Executive decision guidance and selection framework
CIOs, CFOs, and COOs should evaluate logistics cloud ERP vs on-premise ERP across five weighted dimensions: resilience requirements, scalability horizon, process standardization readiness, integration complexity, and operating model maturity. This creates a more credible selection process than comparing features in isolation.
If the enterprise needs rapid multi-site expansion, stronger operational visibility, lower infrastructure ownership, and a modern release cadence, cloud ERP is usually the more future-aligned choice. If the enterprise has stable operations, heavy customization dependency, and proven internal capability to manage security, uptime, and lifecycle governance, on-premise ERP can still be justified. The deciding factor should be organizational fit, not deployment ideology.
- Prioritize cloud ERP for resilience and scale when logistics operations are distributed, growth-oriented, and dependent on faster interoperability with modern platforms.
- Retain or select on-premise ERP only when direct control, specialized customization, and internal operational maturity clearly outweigh modernization and agility benefits.
- Use a formal evaluation scorecard that includes TCO, recovery objectives, integration resilience, upgrade governance, and transformation readiness before final procurement.
Final assessment
For most logistics enterprises pursuing modernization, cloud ERP offers the stronger long-term profile for resilience, scalability, and operational standardization. It is generally better suited to distributed operations, evolving partner ecosystems, and the need for faster executive visibility. That does not mean cloud is automatically lower risk. It means the risk profile shifts from infrastructure ownership toward vendor governance, process discipline, and integration design.
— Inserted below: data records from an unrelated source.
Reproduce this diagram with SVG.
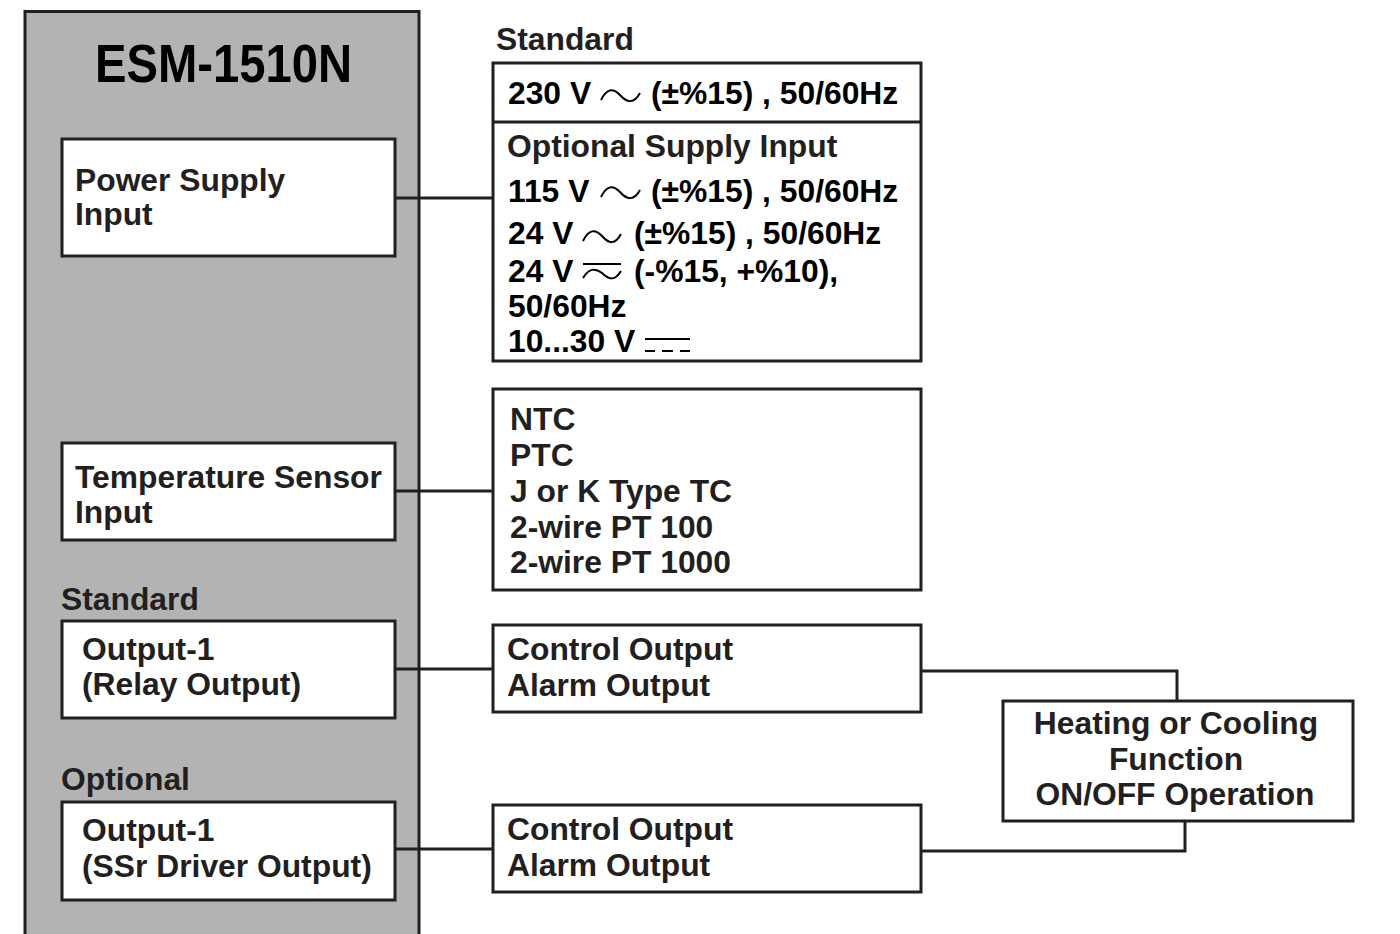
<svg xmlns="http://www.w3.org/2000/svg" width="1400" height="934" viewBox="0 0 1400 934">
<style>
.box{fill:#fff;stroke:#231f20;stroke-width:3}
.t{font-family:"Liberation Sans",Arial,sans-serif;font-weight:bold;font-size:31.8px;fill:#231f20}
.k{fill:#000}
.ln{fill:none;stroke:#231f20;stroke-width:3}
.sym{fill:none;stroke:#000;stroke-width:2}
</style>
<rect width="1400" height="934" fill="#fff"/>
<g id="device">
<rect x="25" y="11.5" width="394" height="930" fill="#b3b3b3" stroke="#231f20" stroke-width="3"/>
<text class="t k" x="95" y="82" style="font-size:53px" textLength="257" lengthAdjust="spacingAndGlyphs">ESM-1510N</text>
</g>
<g id="connectors">
<line class="ln" x1="396" y1="198" x2="492" y2="198"/>
<line class="ln" x1="396" y1="491" x2="492" y2="491"/>
<line class="ln" x1="396" y1="669" x2="492" y2="669"/>
<line class="ln" x1="396" y1="849" x2="492" y2="849"/>
<polyline class="ln" points="922,671 1177,671 1177,701"/>
<polyline class="ln" points="922,851 1185,851 1185,821"/>
</g>
<g id="power-supply-input">
<rect class="box" x="62" y="139" width="333" height="117"/>
<text class="t" x="75" y="191">Power Supply</text>
<text class="t" x="75" y="225">Input</text>
</g>
<g id="temp-sensor-input">
<rect class="box" x="62" y="443" width="333" height="97"/>
<text class="t" x="75" y="488">Temperature Sensor</text>
<text class="t" x="75" y="523">Input</text>
</g>
<g id="label-standard-out">
<text class="t" x="61" y="610">Standard</text>
</g>
<g id="output-relay">
<rect class="box" x="62" y="621" width="333" height="97"/>
<text class="t" x="82" y="660">Output-1</text>
<text class="t" x="82" y="695">(Relay Output)</text>
</g>
<g id="label-optional-out">
<text class="t" x="61" y="790">Optional</text>
</g>
<g id="output-ssr">
<rect class="box" x="62" y="802" width="333" height="98"/>
<text class="t" x="82" y="841">Output-1</text>
<text class="t" x="82" y="877">(SSr Driver Output)</text>
</g>
<g id="supply-options">
<text class="t" x="496" y="50">Standard</text>
<rect class="box" x="493" y="63" width="428" height="298"/>
<line class="ln" x1="493" y1="122" x2="921" y2="122"/>
<text class="t k" x="508" y="104">230 V</text>
<path class="sym" d="M601,100 C607,88 613,88 620,95 C627,103 634,104 640,93"/>
<text class="t k" x="651" y="104">(±%15) , 50/60Hz</text>
<text class="t" x="507" y="157">Optional Supply Input</text>
<text class="t k" x="508" y="202">115 V</text>
<path class="sym" d="M601,197 C607,185 613,185 620,192 C627,200 634,201 640,190"/>
<text class="t k" x="651" y="202">(±%15) , 50/60Hz</text>
<text class="t k" x="508" y="244">24 V</text>
<path class="sym" d="M583,241 C589,229 595,229 602,236 C609,244 615,245 621,234"/>
<text class="t k" x="634" y="244">(±%15) , 50/60Hz</text>
<text class="t k" x="508" y="282">24 V</text>
<line class="sym" x1="583" y1="264" x2="621" y2="264"/>
<path class="sym" d="M583,278 C589,268 595,268 602,273 C609,280 615,281 621,271"/>
<text class="t k" x="634" y="282">(-%15, +%10),</text>
<text class="t k" x="508" y="317">50/60Hz</text>
<text class="t k" x="508" y="352">10...30 V</text>
<line class="sym" x1="645" y1="339" x2="690" y2="339"/>
<path class="sym" d="M645,351 h10 M662,351 h11 M680,351 h10"/>
</g>
<g id="sensor-types">
<rect class="box" x="493" y="389" width="428" height="201"/>
<text class="t" x="510" y="430">NTC</text>
<text class="t" x="510" y="466">PTC</text>
<text class="t" x="510" y="502">J or K Type TC</text>
<text class="t" x="510" y="538">2-wire PT 100</text>
<text class="t" x="510" y="573">2-wire PT 1000</text>
</g>
<g id="relay-functions">
<rect class="box" x="493" y="625" width="428" height="87"/>
<text class="t" x="507" y="660">Control Output</text>
<text class="t" x="507" y="696">Alarm Output</text>
</g>
<g id="ssr-functions">
<rect class="box" x="493" y="805" width="428" height="87"/>
<text class="t" x="507" y="840">Control Output</text>
<text class="t" x="507" y="876">Alarm Output</text>
</g>
<g id="heating-cooling">
<rect class="box" x="1003" y="701" width="350" height="120"/>
<text class="t" x="1176" y="734" text-anchor="middle">Heating or Cooling</text>
<text class="t" x="1176" y="770" text-anchor="middle">Function</text>
<text class="t" x="1175" y="805" text-anchor="middle">ON/OFF Operation</text>
</g>
</svg>
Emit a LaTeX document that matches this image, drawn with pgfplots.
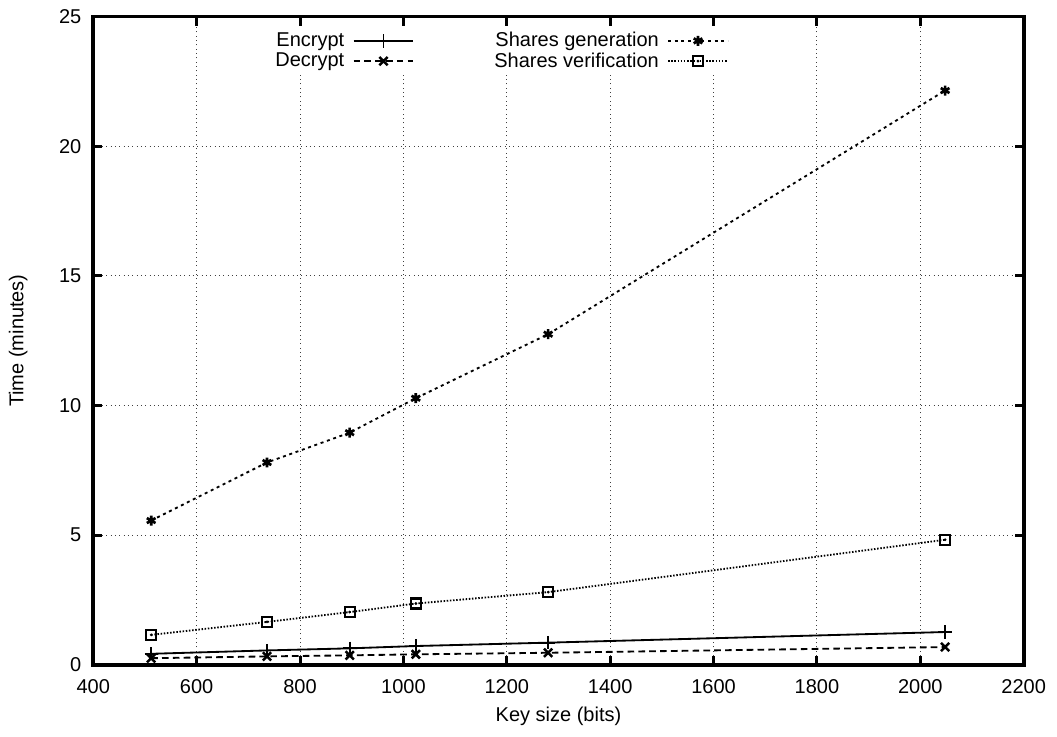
\documentclass[border=0pt]{standalone}
\usepackage{pgfplots}
\pgfplotsset{compat=1.18}
\usepackage{fontspec}
\setmainfont{Liberation Sans}

\pgfdeclareplotmark{sqdot}{%
  \pgfpathrectangle{\pgfpoint{-\pgfplotmarksize}{-\pgfplotmarksize}}{\pgfpoint{2\pgfplotmarksize}{2\pgfplotmarksize}}%
  \pgfusepathqstroke
  \pgfpathcircle{\pgfpointorigin}{0.3\pgfplotmarksize}%
  \pgfusepathqfill
}

\begin{document}
\begin{tikzpicture}
\begin{axis}[
    scale only axis,
    width=558.5pt, height=389pt,
    xmin=400, xmax=2200,
    ymin=0, ymax=25,
    xtick={400,600,...,2200},
    ytick={0,5,...,25},
    xlabel={Key size (bits)},
    ylabel={Time (minutes)},
    /pgf/number format/assume math mode=true,
    /pgf/number format/1000 sep={},
    tick label style={font=\fontsize{12}{14}\selectfont},
    label style={font=\fontsize{12}{14}\selectfont},
    xticklabel style={anchor=center, yshift=-13pt},
    yticklabel style={anchor=east, inner sep=0pt, xshift=-7pt},
    xlabel style={at={(axis description cs:0.5,-0.0797)}, anchor=center},
    ylabel style={at={(axis description cs:-0.0806,0.5)}, anchor=center},
    axis line style={line width=2.2pt},
    tick style={line width=1.8pt, black},
    major tick length=5.5pt,
    tick align=inside,
    grid=major,
    grid style={dash pattern=on 0.6pt off 2pt, line width=0.6pt, black!75},
    legend columns=2,
    transpose legend,
    legend plot pos=right,
    legend cell align=right,
    legend image code/.code={%
      \draw[mark repeat=2,mark phase=2,#1] plot coordinates {(0pt,0pt)(18pt,0pt)(36pt,0pt)};},
    legend style={at={(axis description cs:0.19,0.984)}, anchor=north west, draw=none, fill=white,
        font=\fontsize{12}{14}\selectfont, row sep=-2pt, inner sep=1pt,
        /tikz/every odd column/.append style={column sep=3pt},
        /tikz/every even column/.append style={column sep=46pt}},
    every axis plot/.append style={line width=1.1pt, black},
]
\addplot[mark=+, mark size=4pt, mark options={solid}] coordinates {
(512,0.42)(736,0.55)(896,0.63)(1024,0.72)(1280,0.85)(2048,1.26)};
\addlegendentry{Encrypt}
\addplot[dash pattern=on 4pt off 2.5pt, mark=x, mark size=3.5pt, mark options={solid, line width=1.5pt}] coordinates {
(512,0.25)(736,0.32)(896,0.36)(1024,0.40)(1280,0.46)(2048,0.68)};
\addlegendentry{Decrypt}
\addplot[dash pattern=on 1.8pt off 2.2pt, mark=asterisk, mark size=3pt, mark options={solid, line width=1.6pt}] coordinates {
(512,5.56)(736,7.80)(896,8.95)(1024,10.28)(1280,12.75)(2048,22.15)};
\addlegendentry{Shares generation}
\addplot[dash pattern=on 0.9pt off 1pt, mark=sqdot, mark size=3pt, mark options={solid, line width=1.3pt}] coordinates {
(512,1.15)(736,1.65)(896,2.03)(1024,2.36)(1280,2.80)(2048,4.82)};
\addlegendentry{Shares verification}
\end{axis}
\path (current axis.south west) ++(-56pt,-43pt) (current axis.north east) ++(20pt,10pt);
\end{tikzpicture}
\end{document}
On-premise ERP remains defensible in selected environments, especially where customization depth, hosting constraints, or legacy operational dependencies are unusually high. But its success depends on sustained investment in resilience engineering, support talent, and lifecycle management. For logistics leaders, the most effective decision is the one that aligns architecture, governance, and operating model to the realities of scale, disruption, and continuous change.